From Grace Ittleman:

"My mother, my sister and I left Czyzewo in 1930 when I was only seven years old. My father had already left and came to the States in 1925. Most of my mother's family had already immigrated by the early 1930s. My maternal grandmother had already immigrated to Palestine in 1911. She was very religious, and even though she was still young, she wanted to be buried there. My grandfather came here to the States because he already had two sons and his sister here.

 

My great grandparents were still alive at the time we left there and they were living in Czyzewo. I remember them so vividly. All of my father's family perished during the massacre in Czyzewo that occurred on August 21, 1941 when all the Jews were marched into the forest of Szulborze and forced to dig their own graves.
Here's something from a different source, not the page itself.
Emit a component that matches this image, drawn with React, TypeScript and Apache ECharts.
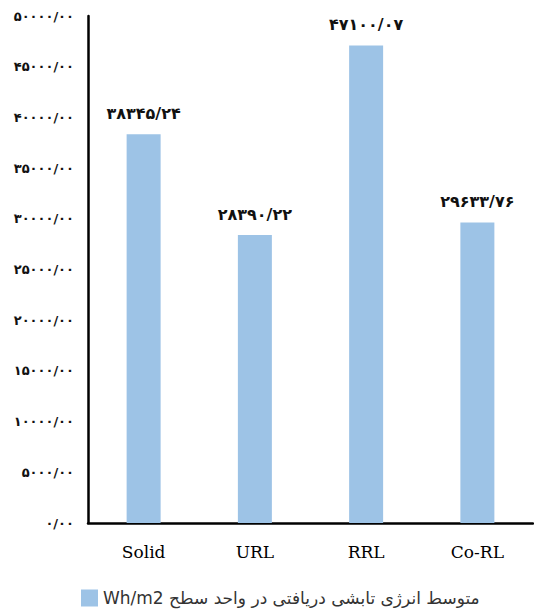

My cousin was the only one to survive. He fell on the bodies and pretended that he was dead. After the war, he told my father not to bother to look for any survivors because there weren't any. He was the eyewitness and told my parents that all the relatives were killed.

 

 My sister and I both have vivid memories. My grandparents had a bakery in Czyzewo. There were two floors in the building. The bottom floor was the bakery, and there was another floor over the bakery where they lived. They had wooden stairs in front of the bakery. My sister and I used to sit there on Sunday morning when the Christians were going to church. My grandmother used to say, "Now you have to be very quiet and sit very still so that you don't show any disrespect for these Gentiles that are going to church." Imagine that.

 

My sister keeps telling me about our great grandparents. My bubbe--my great grandmother--she was very short and had no teeth. When someone would give my sister and I candy, our bubbe would come along and take the candy away from us, because she loved candy. My sister and I, to this day, still talk about that!"